• _MATERIAL PROVIDED_:

____

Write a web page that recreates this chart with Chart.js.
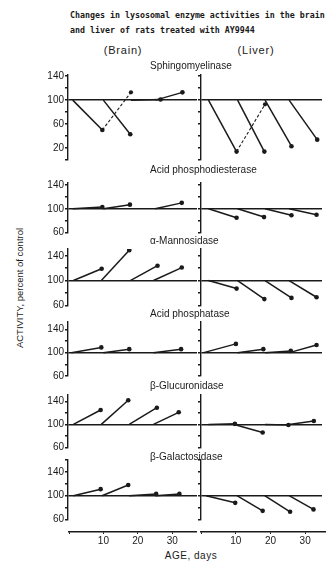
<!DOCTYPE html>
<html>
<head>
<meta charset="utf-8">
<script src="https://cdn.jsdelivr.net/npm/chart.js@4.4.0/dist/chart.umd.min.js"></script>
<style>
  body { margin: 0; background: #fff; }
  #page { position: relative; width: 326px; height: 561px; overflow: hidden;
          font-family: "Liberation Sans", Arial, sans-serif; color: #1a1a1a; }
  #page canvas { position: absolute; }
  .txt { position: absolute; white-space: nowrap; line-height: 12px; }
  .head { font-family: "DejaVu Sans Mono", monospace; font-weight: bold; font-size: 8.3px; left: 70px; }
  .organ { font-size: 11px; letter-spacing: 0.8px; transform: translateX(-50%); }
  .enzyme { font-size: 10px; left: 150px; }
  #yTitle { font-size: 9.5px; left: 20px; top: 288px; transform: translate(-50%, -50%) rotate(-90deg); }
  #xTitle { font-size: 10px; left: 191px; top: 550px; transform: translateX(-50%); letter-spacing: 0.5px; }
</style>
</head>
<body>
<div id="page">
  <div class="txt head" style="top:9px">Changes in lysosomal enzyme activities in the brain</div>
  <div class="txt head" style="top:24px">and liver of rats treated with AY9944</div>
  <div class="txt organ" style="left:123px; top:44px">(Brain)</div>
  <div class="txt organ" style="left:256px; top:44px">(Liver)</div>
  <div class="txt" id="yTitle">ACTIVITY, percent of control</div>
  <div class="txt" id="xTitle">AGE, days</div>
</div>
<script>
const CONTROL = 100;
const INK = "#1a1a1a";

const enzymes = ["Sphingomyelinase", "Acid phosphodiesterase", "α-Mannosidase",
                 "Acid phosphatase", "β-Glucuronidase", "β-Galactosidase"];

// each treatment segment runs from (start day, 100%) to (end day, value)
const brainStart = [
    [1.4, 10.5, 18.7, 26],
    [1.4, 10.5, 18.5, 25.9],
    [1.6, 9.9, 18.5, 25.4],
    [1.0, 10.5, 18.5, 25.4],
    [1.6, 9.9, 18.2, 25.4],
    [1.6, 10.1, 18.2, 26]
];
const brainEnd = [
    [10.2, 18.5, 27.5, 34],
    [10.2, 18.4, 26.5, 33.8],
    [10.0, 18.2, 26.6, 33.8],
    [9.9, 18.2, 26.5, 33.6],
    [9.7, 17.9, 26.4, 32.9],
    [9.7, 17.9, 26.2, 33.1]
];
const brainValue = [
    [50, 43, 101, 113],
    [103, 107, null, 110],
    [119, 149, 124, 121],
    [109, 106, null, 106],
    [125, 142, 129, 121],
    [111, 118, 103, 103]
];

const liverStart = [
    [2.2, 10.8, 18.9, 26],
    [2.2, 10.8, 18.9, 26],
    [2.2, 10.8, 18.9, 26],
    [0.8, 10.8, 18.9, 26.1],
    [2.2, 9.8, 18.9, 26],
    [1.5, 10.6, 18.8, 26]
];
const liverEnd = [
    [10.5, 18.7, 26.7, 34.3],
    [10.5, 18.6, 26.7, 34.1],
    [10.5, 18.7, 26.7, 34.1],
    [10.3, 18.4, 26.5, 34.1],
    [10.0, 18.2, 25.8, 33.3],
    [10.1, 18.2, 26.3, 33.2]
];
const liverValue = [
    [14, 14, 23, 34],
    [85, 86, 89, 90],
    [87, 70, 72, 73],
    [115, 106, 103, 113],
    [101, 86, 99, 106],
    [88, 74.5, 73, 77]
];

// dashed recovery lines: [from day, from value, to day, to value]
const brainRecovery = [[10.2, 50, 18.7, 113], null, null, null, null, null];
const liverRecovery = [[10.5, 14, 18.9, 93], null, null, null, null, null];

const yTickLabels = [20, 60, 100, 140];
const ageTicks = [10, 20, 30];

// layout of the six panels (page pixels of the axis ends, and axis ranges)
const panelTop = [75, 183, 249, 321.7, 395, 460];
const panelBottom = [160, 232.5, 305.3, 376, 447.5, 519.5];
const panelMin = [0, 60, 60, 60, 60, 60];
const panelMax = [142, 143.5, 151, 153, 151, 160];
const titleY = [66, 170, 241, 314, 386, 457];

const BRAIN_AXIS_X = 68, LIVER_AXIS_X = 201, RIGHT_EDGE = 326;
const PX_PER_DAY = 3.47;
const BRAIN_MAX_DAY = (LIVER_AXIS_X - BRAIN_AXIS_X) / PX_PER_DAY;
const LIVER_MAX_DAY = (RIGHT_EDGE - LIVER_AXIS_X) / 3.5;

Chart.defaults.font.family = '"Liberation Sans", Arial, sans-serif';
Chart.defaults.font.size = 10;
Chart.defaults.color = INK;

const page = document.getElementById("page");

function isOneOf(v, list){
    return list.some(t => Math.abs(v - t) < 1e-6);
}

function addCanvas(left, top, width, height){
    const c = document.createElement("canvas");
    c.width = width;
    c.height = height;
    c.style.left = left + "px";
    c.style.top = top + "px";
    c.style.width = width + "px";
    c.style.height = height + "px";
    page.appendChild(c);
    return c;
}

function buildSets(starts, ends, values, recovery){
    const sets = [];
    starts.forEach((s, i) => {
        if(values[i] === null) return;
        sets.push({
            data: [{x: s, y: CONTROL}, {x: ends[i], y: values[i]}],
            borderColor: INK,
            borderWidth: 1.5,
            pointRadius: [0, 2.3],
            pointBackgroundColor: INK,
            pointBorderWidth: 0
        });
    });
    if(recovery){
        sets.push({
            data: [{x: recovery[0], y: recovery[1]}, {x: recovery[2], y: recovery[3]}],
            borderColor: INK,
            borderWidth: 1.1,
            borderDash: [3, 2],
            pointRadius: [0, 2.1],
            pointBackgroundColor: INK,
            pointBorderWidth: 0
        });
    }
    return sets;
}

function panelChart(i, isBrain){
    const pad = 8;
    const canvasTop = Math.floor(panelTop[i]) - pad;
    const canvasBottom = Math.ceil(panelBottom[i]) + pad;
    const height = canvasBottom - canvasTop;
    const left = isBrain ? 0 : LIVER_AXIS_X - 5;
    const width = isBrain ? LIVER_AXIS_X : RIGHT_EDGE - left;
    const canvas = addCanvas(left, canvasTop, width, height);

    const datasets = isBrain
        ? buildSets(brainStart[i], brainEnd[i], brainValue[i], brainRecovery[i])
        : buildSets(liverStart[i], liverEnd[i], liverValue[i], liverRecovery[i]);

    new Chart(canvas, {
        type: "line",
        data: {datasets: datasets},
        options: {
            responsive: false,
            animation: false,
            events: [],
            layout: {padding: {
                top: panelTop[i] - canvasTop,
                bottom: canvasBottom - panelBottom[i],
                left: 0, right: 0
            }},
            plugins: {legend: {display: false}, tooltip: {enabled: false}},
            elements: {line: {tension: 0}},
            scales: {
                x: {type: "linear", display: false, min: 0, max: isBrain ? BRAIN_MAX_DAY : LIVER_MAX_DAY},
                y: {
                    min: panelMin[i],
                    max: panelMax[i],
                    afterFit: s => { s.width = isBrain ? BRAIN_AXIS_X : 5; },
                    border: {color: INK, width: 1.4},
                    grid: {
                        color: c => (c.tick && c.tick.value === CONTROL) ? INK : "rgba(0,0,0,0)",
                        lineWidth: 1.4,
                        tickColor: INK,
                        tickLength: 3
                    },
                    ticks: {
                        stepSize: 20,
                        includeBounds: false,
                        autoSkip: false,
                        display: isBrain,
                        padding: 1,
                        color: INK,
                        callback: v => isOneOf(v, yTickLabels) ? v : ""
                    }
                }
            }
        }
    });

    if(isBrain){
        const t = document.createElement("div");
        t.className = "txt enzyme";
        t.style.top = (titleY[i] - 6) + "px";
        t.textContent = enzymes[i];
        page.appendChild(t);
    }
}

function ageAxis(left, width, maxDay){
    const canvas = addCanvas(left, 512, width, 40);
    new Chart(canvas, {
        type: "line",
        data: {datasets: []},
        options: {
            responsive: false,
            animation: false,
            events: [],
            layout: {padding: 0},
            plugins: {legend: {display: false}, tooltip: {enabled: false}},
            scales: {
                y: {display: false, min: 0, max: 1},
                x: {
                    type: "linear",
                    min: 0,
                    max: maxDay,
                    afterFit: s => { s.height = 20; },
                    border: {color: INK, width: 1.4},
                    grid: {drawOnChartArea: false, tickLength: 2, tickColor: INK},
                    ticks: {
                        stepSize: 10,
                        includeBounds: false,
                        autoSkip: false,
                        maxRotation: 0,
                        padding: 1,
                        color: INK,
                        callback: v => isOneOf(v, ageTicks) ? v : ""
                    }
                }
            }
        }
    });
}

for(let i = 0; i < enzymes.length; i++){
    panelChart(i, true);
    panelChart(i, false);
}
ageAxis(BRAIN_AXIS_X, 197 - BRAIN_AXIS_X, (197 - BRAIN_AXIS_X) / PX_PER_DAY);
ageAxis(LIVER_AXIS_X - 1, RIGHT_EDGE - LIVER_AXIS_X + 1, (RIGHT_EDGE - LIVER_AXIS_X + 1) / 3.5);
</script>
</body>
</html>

____

• _WHAT IS BEING ASKED_: Copy out all lines from the material above that contain the string "with".

• _EXERCISE RESULT_:
Write a web page that recreates this chart with Chart.js.
  <div class="txt head" style="top:24px">and liver of rats treated with AY9944</div>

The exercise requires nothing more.